Stop Building a Business -- Start Building a Culture

Success in business is as much about knowing what to do more of, as it is about what to do less of. I find that the key to achieving extraordinary results often lies in having the clarity of mind during key inflection points to know what you need to keep versus what you need to discard -- or what growth guru, Verne Harnish, calls the "Stop doing list."

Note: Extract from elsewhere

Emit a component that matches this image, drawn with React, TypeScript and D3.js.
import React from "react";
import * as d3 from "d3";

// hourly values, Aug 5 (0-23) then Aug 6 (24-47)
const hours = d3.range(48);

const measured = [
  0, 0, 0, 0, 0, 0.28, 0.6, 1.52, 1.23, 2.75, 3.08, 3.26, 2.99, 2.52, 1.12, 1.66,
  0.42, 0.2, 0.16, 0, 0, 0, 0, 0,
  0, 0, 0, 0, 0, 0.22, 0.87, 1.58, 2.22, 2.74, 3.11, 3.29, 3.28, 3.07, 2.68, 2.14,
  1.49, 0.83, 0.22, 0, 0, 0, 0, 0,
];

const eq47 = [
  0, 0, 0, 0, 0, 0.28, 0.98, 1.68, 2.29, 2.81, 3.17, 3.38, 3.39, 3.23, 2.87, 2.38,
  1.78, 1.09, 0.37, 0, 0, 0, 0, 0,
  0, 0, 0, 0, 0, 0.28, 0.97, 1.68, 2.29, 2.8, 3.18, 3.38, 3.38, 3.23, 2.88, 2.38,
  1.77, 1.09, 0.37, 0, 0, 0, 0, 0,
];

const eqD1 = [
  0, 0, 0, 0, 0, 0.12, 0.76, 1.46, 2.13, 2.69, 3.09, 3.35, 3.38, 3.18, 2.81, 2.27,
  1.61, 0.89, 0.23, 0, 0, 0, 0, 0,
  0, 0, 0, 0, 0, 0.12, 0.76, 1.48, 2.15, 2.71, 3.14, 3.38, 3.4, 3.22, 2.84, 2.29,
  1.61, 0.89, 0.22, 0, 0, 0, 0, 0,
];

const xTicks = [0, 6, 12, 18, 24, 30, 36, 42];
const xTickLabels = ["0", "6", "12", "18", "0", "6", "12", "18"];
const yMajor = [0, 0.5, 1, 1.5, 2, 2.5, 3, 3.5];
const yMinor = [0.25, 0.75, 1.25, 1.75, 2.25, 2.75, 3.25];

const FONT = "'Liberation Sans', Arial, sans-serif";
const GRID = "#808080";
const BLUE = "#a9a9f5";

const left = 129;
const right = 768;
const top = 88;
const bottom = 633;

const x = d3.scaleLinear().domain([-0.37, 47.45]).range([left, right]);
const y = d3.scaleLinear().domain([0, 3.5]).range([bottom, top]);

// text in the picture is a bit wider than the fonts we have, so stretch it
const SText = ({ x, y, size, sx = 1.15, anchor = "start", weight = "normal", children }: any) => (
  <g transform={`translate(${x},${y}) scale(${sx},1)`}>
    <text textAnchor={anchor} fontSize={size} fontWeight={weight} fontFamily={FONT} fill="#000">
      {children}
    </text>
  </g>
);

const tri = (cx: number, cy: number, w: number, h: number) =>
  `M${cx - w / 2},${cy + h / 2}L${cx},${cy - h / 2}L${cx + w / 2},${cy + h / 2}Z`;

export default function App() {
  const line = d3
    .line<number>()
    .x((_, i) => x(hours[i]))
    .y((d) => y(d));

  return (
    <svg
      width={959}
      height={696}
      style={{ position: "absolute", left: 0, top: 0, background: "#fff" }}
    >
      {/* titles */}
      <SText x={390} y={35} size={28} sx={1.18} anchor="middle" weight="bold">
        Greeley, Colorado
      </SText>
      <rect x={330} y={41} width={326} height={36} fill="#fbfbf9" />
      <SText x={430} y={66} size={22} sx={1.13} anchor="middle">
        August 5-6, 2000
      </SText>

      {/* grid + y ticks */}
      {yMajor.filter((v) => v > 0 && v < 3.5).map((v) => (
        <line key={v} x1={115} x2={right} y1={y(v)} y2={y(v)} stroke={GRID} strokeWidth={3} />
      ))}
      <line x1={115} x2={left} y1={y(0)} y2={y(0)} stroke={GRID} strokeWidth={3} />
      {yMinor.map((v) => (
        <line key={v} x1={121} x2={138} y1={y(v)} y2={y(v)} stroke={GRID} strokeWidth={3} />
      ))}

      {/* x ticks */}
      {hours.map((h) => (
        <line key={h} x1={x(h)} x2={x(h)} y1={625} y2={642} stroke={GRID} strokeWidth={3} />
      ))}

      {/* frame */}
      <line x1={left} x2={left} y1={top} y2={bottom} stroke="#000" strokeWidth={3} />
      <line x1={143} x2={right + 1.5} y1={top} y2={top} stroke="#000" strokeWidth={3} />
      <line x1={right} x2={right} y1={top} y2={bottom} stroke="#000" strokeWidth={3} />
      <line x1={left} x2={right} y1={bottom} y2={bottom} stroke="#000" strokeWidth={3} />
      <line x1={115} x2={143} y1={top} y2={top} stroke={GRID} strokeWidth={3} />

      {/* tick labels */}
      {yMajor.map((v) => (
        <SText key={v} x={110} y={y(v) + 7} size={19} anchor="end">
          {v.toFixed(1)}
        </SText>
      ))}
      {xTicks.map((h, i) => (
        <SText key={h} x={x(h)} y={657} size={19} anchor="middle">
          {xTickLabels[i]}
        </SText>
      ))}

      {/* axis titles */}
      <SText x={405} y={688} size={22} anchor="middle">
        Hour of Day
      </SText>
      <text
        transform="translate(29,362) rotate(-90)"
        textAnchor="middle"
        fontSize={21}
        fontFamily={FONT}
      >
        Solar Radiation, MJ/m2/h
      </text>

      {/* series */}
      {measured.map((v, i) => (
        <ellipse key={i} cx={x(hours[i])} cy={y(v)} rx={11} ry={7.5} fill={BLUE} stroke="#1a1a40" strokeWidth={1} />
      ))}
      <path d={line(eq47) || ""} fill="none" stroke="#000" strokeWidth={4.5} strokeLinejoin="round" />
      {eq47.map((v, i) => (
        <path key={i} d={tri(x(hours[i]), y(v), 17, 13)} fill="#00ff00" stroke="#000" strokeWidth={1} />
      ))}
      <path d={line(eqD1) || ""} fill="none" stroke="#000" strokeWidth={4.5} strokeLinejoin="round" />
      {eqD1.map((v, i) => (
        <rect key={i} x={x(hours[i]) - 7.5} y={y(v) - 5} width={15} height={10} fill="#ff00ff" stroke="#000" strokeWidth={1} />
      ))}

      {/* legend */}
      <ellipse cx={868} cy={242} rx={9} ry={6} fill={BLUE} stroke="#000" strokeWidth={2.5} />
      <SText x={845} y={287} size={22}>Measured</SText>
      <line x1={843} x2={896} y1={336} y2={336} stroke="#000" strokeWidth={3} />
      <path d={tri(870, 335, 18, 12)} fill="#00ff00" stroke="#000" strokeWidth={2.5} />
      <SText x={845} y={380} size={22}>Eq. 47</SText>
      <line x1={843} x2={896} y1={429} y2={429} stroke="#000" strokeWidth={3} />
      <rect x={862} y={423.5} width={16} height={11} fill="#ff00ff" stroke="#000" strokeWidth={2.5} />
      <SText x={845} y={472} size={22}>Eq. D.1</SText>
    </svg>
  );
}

Things like values, culture, vision, discipline, a well-articulated plan, and traditions are important aspects of building a business that often get lost in the shuffle or replaced by much more exciting things, often known as distractions. Distractions in business are like sheep in wolves' clothing. The challenge with distractions is that they sometimes come disguised as strategy -- they look and sound great, you fall in love with them, and they appear to be important and beneficial. But in reality, they are the second deadliest of all evils in business (the first being greed), because they take you off course, redirect valuable resources, and leave you confused as to why you failed to achieve your intended results.

Foundational elements for building a culture-based business include knowing who you are (core values), what kind of business you want to have (vision), and a plan -- one that clearly articulates what constitutes success and how that success will be measured. Do not always assume that success must be measured by financial results. Often, success is best defined in terms of legacy, culture, shared vision, and accomplishment.

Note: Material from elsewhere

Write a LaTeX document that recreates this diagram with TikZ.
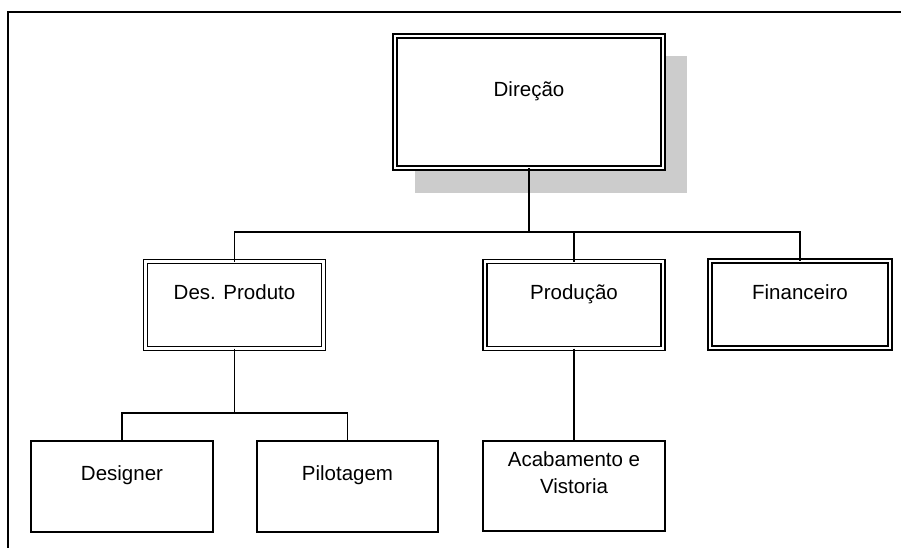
\documentclass[tikz,border=0pt]{standalone}
\usepackage{fontspec}
\setmainfont{Liberation Sans}
\definecolor{shadegray}{RGB}{204,204,204}
\begin{document}
\begin{tikzpicture}[x=1pt,y=-1pt,line width=1.5pt,
  dbox/.style={draw,double,double distance=2.4pt,fill=white,inner sep=0pt,outer sep=0pt,minimum width=178pt,minimum height=87pt},
  sbox/.style={draw,fill=white,inner sep=0pt,outer sep=0pt,minimum width=182pt,minimum height=91pt},
  lbl/.style={anchor=base,inner sep=0pt,font=\fontsize{20.5}{27}\selectfont,align=center}]
\useasboundingbox (0,0) rectangle (901,547);
% frame
\draw (8,560) -- (8,12) -- (910,12);
% shadow of top box
\fill[shadegray] (415,56) rectangle (687,193);
% boxes
\node[dbox,minimum width=268pt,minimum height=132pt] (dir) at (529,102) {};
\node[dbox] (desp) at (234.5,305) {};
\node[dbox] (prod) at (574,305) {};
\node[dbox,minimum width=180pt] (fin) at (800,304.5) {};
\node[sbox] (des) at (122,486.5) {};
\node[sbox,minimum width=181pt] (pil) at (347.5,486.5) {};
\node[sbox,minimum height=90pt] (aca) at (574,486) {};
% connectors
\coordinate (b1) at (529,232);
\draw (dir.south) -- (b1);
\draw (desp.north) |- (b1) -| (fin.north);
\draw (prod.north) -- (prod.north |- b1);
\coordinate (b2) at (234.5,413);
\draw (desp.south) -- (b2);
\draw (des.north) |- (b2) -| (pil.north);
\draw (prod.south) -- (aca.north);
% labels
\node[lbl] (tdir) at (529,96) {Direção};
\node[lbl] (tdesp) at (234.5,299) {Des. Produto};
\node[lbl] (tprod) at (574,299) {Produção};
\node[lbl] (tfin) at (800,299) {Financeiro};
\node[lbl] (tdes) at (122,480) {Designer};
\node[lbl] (tpil) at (347.5,480) {Pilotagem};
\node[lbl] (taca) at (574,493) {Acabamento e\\Vistoria};
\end{tikzpicture}
\end{document}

Once the foundational elements of your business are in place, it takes mind-numbing adherence to mundane things (discipline) to get it off the ground. The greatest discipline that you will ever have to exercise in business is a discipline around people -- who to hire, who to set free, and who to coach. In order to conquer this beast, you will need to use your values, your culture, and your vision as the litmus test for who is right and who is wrong for YOUR business. If they don't pass muster, that doesn't make them bad people or wrong for everyone else. It simply means that they're wrong for your business. Unfortunately, "experience," which is often your best partner, leads you to hire many of the wrong people first before you finally gain the clarity that you need to realize the true cost of a bad hire: failed objectives, culture confusion, and disparate messaging. The wrong people in your organization are often your greatest distractions. They cost you more than just money. They cost you time.

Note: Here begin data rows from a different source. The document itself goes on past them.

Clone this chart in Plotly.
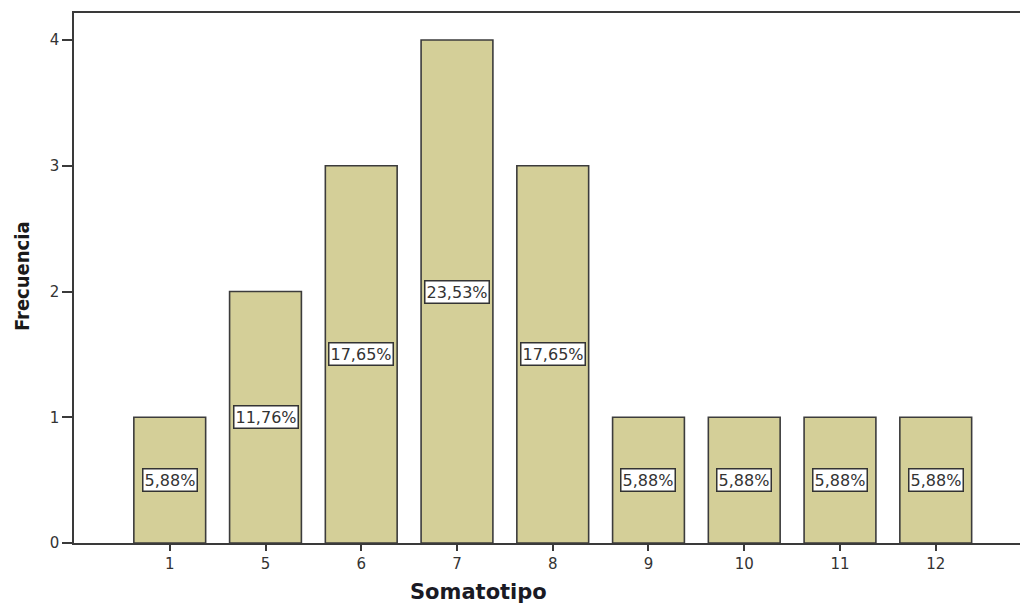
import plotly.graph_objects as go

categories = ["1", "5", "6", "7", "8", "9", "10", "11", "12"]
frecuencia = [1, 2, 3, 4, 3, 1, 1, 1, 1]
porcentajes = ["5,88%", "11,76%", "17,65%", "23,53%", "17,65%", "5,88%", "5,88%", "5,88%", "5,88%"]
y_ticks = [0, 1, 2, 3, 4]

fig = go.Figure()
fig.add_trace(go.Bar(
    x=list(range(len(categories))),
    y=frecuencia,
    width=0.75,
    marker=dict(color="#d4cf98", line=dict(color="#3c3c3c", width=1.6)),
    hoverinfo="skip",
))

for i, (v, p) in enumerate(zip(frecuencia, porcentajes)):
    fig.add_annotation(
        x=i, y=v / 2, text=p, showarrow=False,
        font=dict(family="DejaVu Sans", size=16, color="#333333"),
        bgcolor="white", bordercolor="#333333", borderwidth=1.5, borderpad=1,
    )

fig.add_annotation(
    xref="paper", yref="paper", x=(478 - 74) / (1020 - 74), y=-(592 - 543) / (543 - 13),
    text="<b>Somatotipo</b>", showarrow=False, yanchor="middle",
    font=dict(family="DejaVu Sans", size=21, color="#1a1a24"),
)
fig.add_annotation(
    xref="paper", yref="paper", x=-(74 - 22) / (1020 - 74), y=(543 - 276) / (543 - 13),
    text="<b>Frecuencia</b>", showarrow=False, textangle=-90, xanchor="center", yanchor="middle",
    font=dict(family="Liberation Sans Narrow, DejaVu Sans Condensed, Liberation Sans", size=20, color="#1a1a1a"),
)

fig.update_layout(
    width=1020, height=605,
    margin=dict(l=74, r=0, t=13, b=62),
    plot_bgcolor="white", paper_bgcolor="white",
    showlegend=False,
    xaxis=dict(
        range=[-1, 8.88],
        tickmode="array", tickvals=list(range(len(categories))), ticktext=categories,
        showline=True, linecolor="#3a3a3a", linewidth=1.6, mirror=True,
        ticks="outside", ticklen=6, tickwidth=1.6, tickcolor="#3a3a3a",
        tickfont=dict(family="DejaVu Sans", size=15, color="#333333"),
        showgrid=False, zeroline=False,
    ),
    yaxis=dict(
        range=[0, 4.215],
        tickmode="array", tickvals=y_ticks,
        showline=True, linecolor="#3a3a3a", linewidth=1.6,
        ticks="outside", ticklen=10, tickwidth=1.6, tickcolor="#3a3a3a",
        tickfont=dict(family="DejaVu Sans", size=15, color="#333333"),
        showgrid=False, zeroline=False,
    ),
)

fig.write_html("out.html", config={"displayModeBar": False},
               post_script="document.body.style.margin='0';")
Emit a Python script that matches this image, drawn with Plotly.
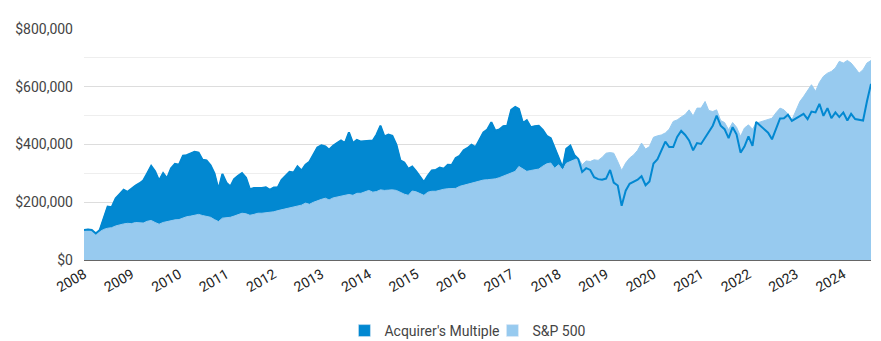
import pandas as pd
import plotly.graph_objects as go

# Monthly portfolio values (USD, thousands), Jan 2008 .. Aug 2024
acquirers_multiple = [
    104, 106, 104, 92, 104, 145, 185, 183, 214, 228, 243, 236,
    248, 258, 265, 275, 300, 326, 307, 275, 301, 283, 318, 333,
    330, 361, 363, 368, 375, 372, 347, 345, 328, 300, 245, 298,
    268, 255, 280, 292, 301, 285, 245, 249, 248, 249, 252, 243,
    251, 252, 278, 292, 305, 303, 324, 310, 330, 340, 368, 390,
    397, 393, 382, 396, 405, 414, 405, 442, 405, 416, 410, 411,
    413, 414, 434, 465, 428, 434, 430, 400, 345, 338, 316, 324,
    307, 288, 270, 292, 310, 312, 320, 316, 330, 329, 353, 361,
    380, 388, 399, 391, 414, 442, 452, 477, 448, 452, 463, 465,
    520, 530, 523, 474, 484, 460, 463, 465, 451, 430, 422, 388,
    350, 320, 385, 396, 364, 350, 305, 318, 312, 287, 280, 278,
    282, 312, 268, 258, 188, 240, 264, 272, 278, 290, 259, 272,
    334, 349, 378, 410, 391, 391, 426, 447, 433, 414, 380, 405,
    402, 425, 445, 465, 500, 465, 453, 422, 460, 435, 372, 393,
    428, 395, 478, 465, 453, 441, 418, 455, 490, 491, 503, 482,
    490, 500, 506, 488, 514, 511, 541, 499, 526, 491, 511, 495,
    511, 483, 506, 488, 485, 483, 550, 610,
]
sp500 = [
    104, 106, 104, 92, 98, 106, 110, 112, 118, 122, 125, 127,
    126, 130, 130, 128, 134, 137, 130, 124, 130, 133, 137, 139,
    140, 146, 150, 152, 155, 158, 154, 152, 148, 140, 133, 145,
    146, 148, 152, 157, 162, 160, 155, 158, 162, 162, 164, 164,
    167, 171, 174, 178, 181, 185, 188, 190, 197, 193, 200, 206,
    210, 214, 208, 215, 218, 220, 223, 227, 224, 231, 231, 236,
    241, 235, 237, 243, 241, 242, 243, 241, 234, 228, 224, 239,
    236, 229, 224, 235, 238, 238, 242, 245, 247, 248, 248, 255,
    259, 261, 265, 270, 275, 277, 278, 279, 281, 285, 290, 295,
    300, 307, 324, 314, 307, 310, 312, 315, 325, 333, 336, 318,
    330, 312, 335, 340, 347, 353, 330, 343, 341, 347, 345, 355,
    370, 372, 370, 341, 310, 336, 353, 364, 380, 405, 384, 393,
    425, 430, 433, 440, 453, 480, 485, 495, 504, 520, 499, 526,
    526, 549, 518, 514, 520, 483, 476, 451, 476, 460, 428, 457,
    468, 453, 474, 478, 482, 485, 491, 510, 526, 520, 506, 485,
    520, 549, 566, 585, 607, 584, 615, 636, 647, 653, 665, 688,
    682, 691, 682, 665, 647, 659, 682, 691,
]
series_names = ["Acquirer's Multiple", "S&P 500"]
year_ticks = [str(y) for y in range(2008, 2025)]
y_ticks = [0, 200000, 400000, 600000, 800000]
y_tick_labels = ["$0", "$200,000", "$400,000", "$600,000", "$800,000"]

dates = pd.date_range(start="2008-01-01", periods=len(sp500), freq="MS")
am_vals = [v * 1000 for v in acquirers_multiple]
sp_vals = [v * 1000 for v in sp500]

DARK = "#0288d1"
LIGHT = "#97caef"

fig = go.Figure()
fig.add_trace(go.Scatter(x=dates, y=am_vals, mode="lines", fill="tozeroy",
                         fillcolor=DARK, line=dict(color=DARK, width=1),
                         showlegend=False, hoverinfo="skip"))
fig.add_trace(go.Scatter(x=dates, y=sp_vals, mode="lines", fill="tozeroy",
                         fillcolor=LIGHT, line=dict(color=LIGHT, width=1),
                         showlegend=False, hoverinfo="skip"))
fig.add_trace(go.Scatter(x=dates, y=am_vals, mode="lines",
                         line=dict(color=DARK, width=2),
                         showlegend=False, name=series_names[0]))
# legend entries
fig.add_trace(go.Bar(x=[None], y=[None], name=series_names[0], marker_color=DARK))
fig.add_trace(go.Bar(x=[None], y=[None], name=series_names[1], marker_color=LIGHT))

fig.update_layout(
    width=881, height=341,
    margin=dict(l=84, r=10, t=29, b=81, autoexpand=False),
    paper_bgcolor="white", plot_bgcolor="white",
    font=dict(family="Roboto, Arial, sans-serif", size=14, color="#444444"),
    showlegend=True,
    legend=dict(orientation="h", x=0.519, xanchor="center",
                yref="container", y=(341 - 331) / 341, yanchor="middle",
                font=dict(size=14, color="#444444"), itemwidth=30,
                entrywidth=103, traceorder="normal"),
)
fig.update_xaxes(
    type="date", automargin=False,
    range=[dates[0], dates[-1]],
    tickvals=[pd.Timestamp(f"{y}-01-01") for y in year_ticks],
    ticktext=year_ticks,
    tickangle=-30,
    showgrid=False, zeroline=False,
    showline=True, linecolor="#666666", linewidth=1,
    ticks="", tickfont=dict(size=14, color="#222222"),
)
fig.update_yaxes(
    range=[0, 800000], automargin=False,
    tickvals=y_ticks, ticktext=y_tick_labels,
    showgrid=True, gridcolor="#dddddd", gridwidth=1,
    minor=dict(dtick=100000, showgrid=True, gridcolor="#eeeeee"),
    zeroline=False, showline=False, ticks="",
    ticklabelstandoff=10,
    tickfont=dict(size=14, color="#444444"),
)

fig.write_html("out.html")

The truth is that building a business is a lot like raising a family -- although it can be immensely rewarding, it's rarely ever sexy. Raising a family is an all-consuming passion, driven by the need to perpetuate a certain type of existence founded in values, culture, and traditions. To be successful parents, we must articulate a vision, be clear about our values (acceptable versus unacceptable behaviors), and have the discipline to make it a reality -- each and every day. Our children, especially our teens, may see us as obsessed with rules and control, when in reality... we are simply paving the path to a better future.

If you are beginning your journey in business and you have the heart of an entrepreneur, I strongly recommend Verne Harnish's book, Mastering the Rockefeller Habits. Although it advertises itself as a book that will help you increase the value of your growing firm, it's much more than that. It's a how-to book on creating an organization that has value from the very beginning. It emphasizes the importance of the basics in business and the dangers of distractions.